Thune didn't even mention his opponent's name in a recent speech at a Sioux Falls restaurant. Daschle's statement on Thune's long-anticipated entry into the race was equally civil. Media figures, however, have tapped into the acrimony that has continued to simmer since the contentious 2002 election between Thune and Sen. Tim Johnson (D-SD).

South Dakota's largest newspaper, the Sioux Falls Argus Leader, ran an editorial last week urging both sides to "keep the Senate election clean," but conceded in an article two days later that "analysts expect the nastiest ever South Dakota campaign". Ironically, the Argus Leader itself was chastised in 1990 by the New York Times and The Hill, a Washington, DC-based political newspaper, for its "vituperative" attacks against Republican incumbent Sen. Larry Pressler (R-SD).

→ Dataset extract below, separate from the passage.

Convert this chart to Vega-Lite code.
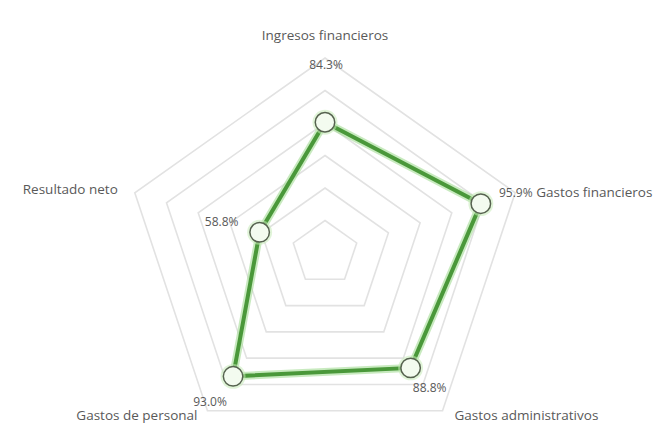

In the wake of last year's Jayson Blair scandal, the Argus Leader's chief political reporter, David Kranz, was forced to admit a relationship with Daschle that stretched back over 35 years to their time together at South Dakota State where they staged a mock Democrat convention in 1968.

The fireworks began last Tuesday on CNN's "Crossfire," where syndicated columnist and co-host Robert Novak claimed, "In 2002, Thune would have been elected to the state's other Senate seat, but the election was stolen by stuffing ballot boxes on Indian reservations. Now, Tom Daschle may have to pay for that theft."

His statement touched off denunciations and demands for an apology from members of both parties in South Dakota.

The Thune campaign quickly distanced itself from the controversy in a statement from manager Dick Wadhams that said, "Robert Novak's comments were inappropriate and certainly do not reflect John Thune's commitment to work hard for the Native American vote in 2004... The accusation overall is just off the mark."

Thune decided not to challenge his 524-vote loss in 2002, even though there was evidence of irregularities, in order to avoid the kind of controversy generated by Novak's remarks. Following his lead, Republican leaders and elected officials uniformly proclaimed the election results as legitimate.

Novak defended his remarks on CNN's "Capitol Gang," saying, "I don't have any bias against Native Americans or anybody else, but I do feel, based on my reporting, that there were very serious voting irregularities in 2002 in South Dakota -- I still believe that -- which the Republican Party, for political purposes, did not want to protest."

Frank LaMere, treasurer of the Four Directions political action committee, wrote, "Indian people did not stuff ballot boxes on Indian reservations and to even hint at that is insensitive and irresponsible at best and blatantly racist at worst."

His comments encapsulate the "third-rail" nature of Native American issues in South Dakota politics.

Lower Brule Sioux Tribe Chairman Mike Jandreau was quoted as calling the accusations "outrageous, offensive and factually wrong," but the facts surrounding the 2002 election cast doubt that it was free of fraud. In July 2003, Lyle Nichols entered into an agreement to plead guilty to felony possession of a forged instrument for the 252 voter registration cards he admitted were completed by his friends using names found in a telephone directory. The United Sioux Tribes hired him while he was on work release from Pennington County Jail and paid $3 per voter registration card.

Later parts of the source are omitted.